For some reason Tim Cook thinks China will allow VPNs to return to the App Store

This year has seen Apple widely criticized for aiding China’s censorship push by removing VPN apps from its App Store in China. Company CEO Tim Cook painted a rather rosy picture of the situation with comments at the Fortune Forum in Chinese city Guangzhou.

“My hope over time is that some of the things, the couple of things that’s been pulled, come back. I have great hope on that and great optimism on that,” Reuters quoted Cook as saying.

There’s quite a lot to unpack from such a short statement.

Firstly, Apple didn’t just remove a “couple of things” from the reach of China-based users. It would be more accurate to say a couple of hundred, but even that is under counting.

Initial reports in July, when news of the removals surfaced, suggested that around 60 apps, mostly VPNs, were removed from the Chinese version of the App Store. However, last month, two U.S. senators put the number at 674 apps in 2017, more than double the total removed last year, and they include mainstream services like Skype.

As for whether apps will be returned to the App Store, Cook is looking to positives when all signs in reality indicate otherwise.

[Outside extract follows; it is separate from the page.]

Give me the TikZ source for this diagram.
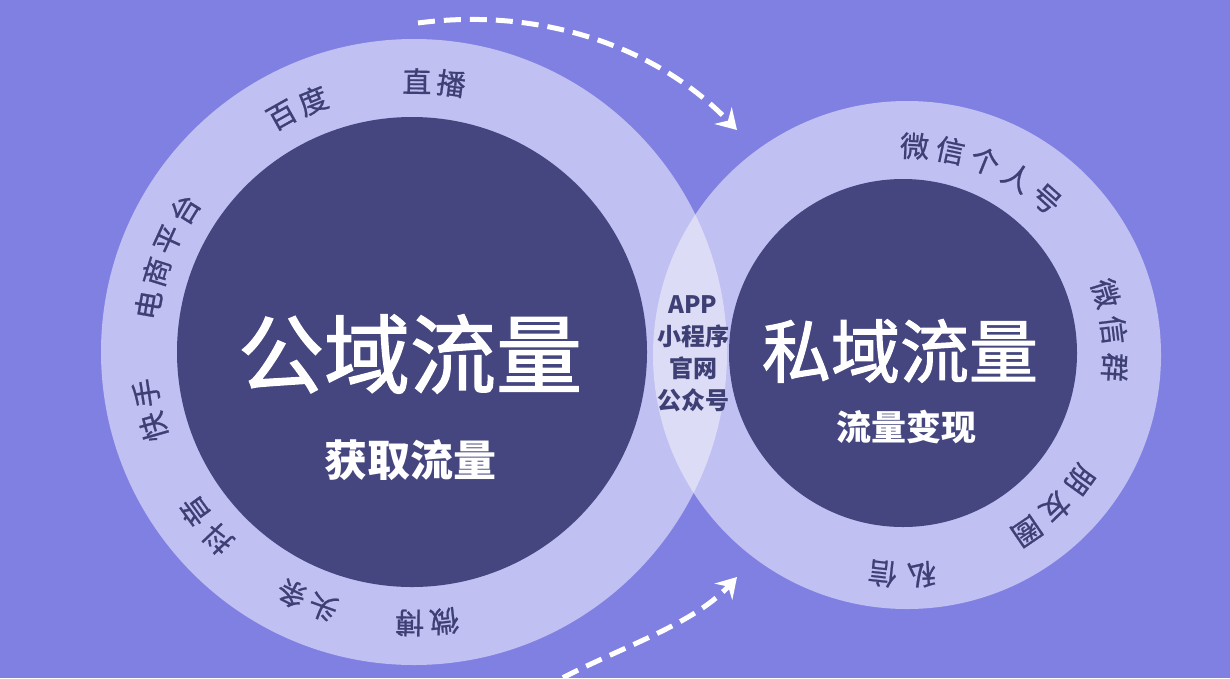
\documentclass[tikz,border=0pt]{standalone}
\usepackage{fontspec}
\newfontfamily\cjk{Noto Sans CJK SC}
\newfontfamily\cjkmed[FakeBold=0.8]{Noto Sans CJK SC}
\newfontfamily\cjktitle[FakeBold=1.6]{Noto Sans CJK SC}
\usetikzlibrary{calc,arrows.meta}
\definecolor{bgc}{HTML}{7F80E2}
\definecolor{ringc}{HTML}{C0C0F2}
\definecolor{corec}{HTML}{45467F}
\definecolor{lensc}{HTML}{DCDCF6}
\definecolor{txtc}{HTML}{3E3F74}
\newcommand{\arclabel}[6]{%
  \foreach \ch [count=\i] in {#6} {%
    \pgfmathsetmacro{\ang}{#3-(\i-1)*#4}%
    \node[ringtxt, rotate=\ang-90] (#5\i) at ($(#1)+(\ang:#2)$) {\ch};
  }}
\begin{document}
\begin{tikzpicture}[x=1pt,y=1pt,
  ringtxt/.style={inner sep=0pt, text=txtc, font=\cjkmed\fontsize{29}{30}\selectfont},
  bigtxt/.style={inner sep=0pt, text=white},
  arrowline/.style={draw=white, line width=5pt, dash pattern=on 17pt off 9pt,
     -{Stealth[length=20pt,width=24pt,inset=7pt]}}
  ]
\clip (0,0) rectangle (1230,-678);
\fill[bgc] (0,0) rectangle (1230,-678);
\coordinate (L) at (414,-352);
\coordinate (R) at (907,-355);
\coordinate (Ri) at (903,-353);
% outer rings
\fill[ringc] (L) circle[radius=313];
\fill[ringc] (R) circle[radius=254];
% lens
\begin{scope}
  \clip (L) circle[radius=313];
  \fill[lensc] (R) circle[radius=254];
\end{scope}
% cores
\fill[corec] (412,-352) circle[radius=235];
\fill[corec] (Ri) circle[radius=174];
% main texts
\node[bigtxt, font=\cjktitle\fontsize{86}{90}\selectfont] (pub) at (410,-354) {公域流量};
\node[bigtxt, font=\cjk\bfseries\fontsize{43}{45}\selectfont] (pubsub) at (410,-460) {获取流量};
\node[bigtxt, font=\cjktitle\fontsize{69}{72}\selectfont] (pri) at (900,-351) {私域流量};
\node[bigtxt, font=\cjk\bfseries\fontsize{35}{37}\selectfont] (prisub) at (906,-427) {流量变现};
% lens text
\node[inner sep=0pt, text=txtc, align=center, font=\cjk\bfseries\fontsize{24}{32}\selectfont] (lens) at (693,-354) {APP\\小程序\\官网\\公众号};
% left ring labels
\arclabel{L}{271}{89.4}{7.3}{la}{直,播}
\arclabel{L}{271}{119.2}{7.3}{lb}{百,度}
\arclabel{L}{270}{170.0}{7.3}{lc}{电,商,平,台}
\arclabel{L}{271}{196.0}{7.3}{ld}{快,手}
\arclabel{L}{271}{223.6}{7.6}{le}{抖,音}
\arclabel{L}{271}{250.4}{7.3}{lf}{头,条}
\arclabel{L}{271}{276.4}{7.3}{lg}{微,博}
% right ring labels
\arclabel{R}{209}{87.9}{9.9}{ra}{微,信,个,人,号}
\arclabel{R}{208}{17.2}{10.3}{rb}{微,信,群}
\arclabel{R}{213}{-35.8}{10.0}{rc}{朋,友,圈}
\arclabel{R}{220}{273.8}{10.2}{rd}{私,信}
% arrows
\coordinate (a1s) at (418,-23);
\coordinate (a1e) at (737,-130);
\draw[arrowline] (a1s) .. controls (530,-8) and (650,-40) .. (a1e);
\coordinate (a2s) at (540,-690);
\coordinate (a2e) at (737,-577);
\draw[arrowline] (a2s) .. controls (610,-650) and (690,-628) .. (a2e);
\end{tikzpicture}
\end{document}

Under President Xi Jinping, China has advanced its internet censorship push to unprecedented levels. Beyond a clampdown on VPNs began prior to this year and reached crescendo with Apple’s action in July, Beijing has upgraded its ‘Great Firewall’ censorship system, placed restrictions on live-streaming services, celebrity gossip media and interfered with messaging apps to name just a handful of key flashpoints.

While not blocked entirely, WhatsApp users found that they were unable to send videos and photos through the chat app and issues seemed to extend to WeChat, China’s most popular messaging service. The censorship seemed to be linked to the response to the death of dissident Liu Xiaobo, a recipient of the Nobel Peace Prize, who lost a battle to liver cancer earlier this month having been denied permission to leave custody to seek medical treatment overseas.

While Cook is right that “nothing ever changes from the sidelines,” it is hard to imagine China relaxing its stance on web censorship given all that has happened.

The reality is that Apple had little choice but to follow Beijing’s line in order to continue to do business in the lucrative Chinese market, but statements like Cook’s today are dangerous because they massively underplay the severity of the situation.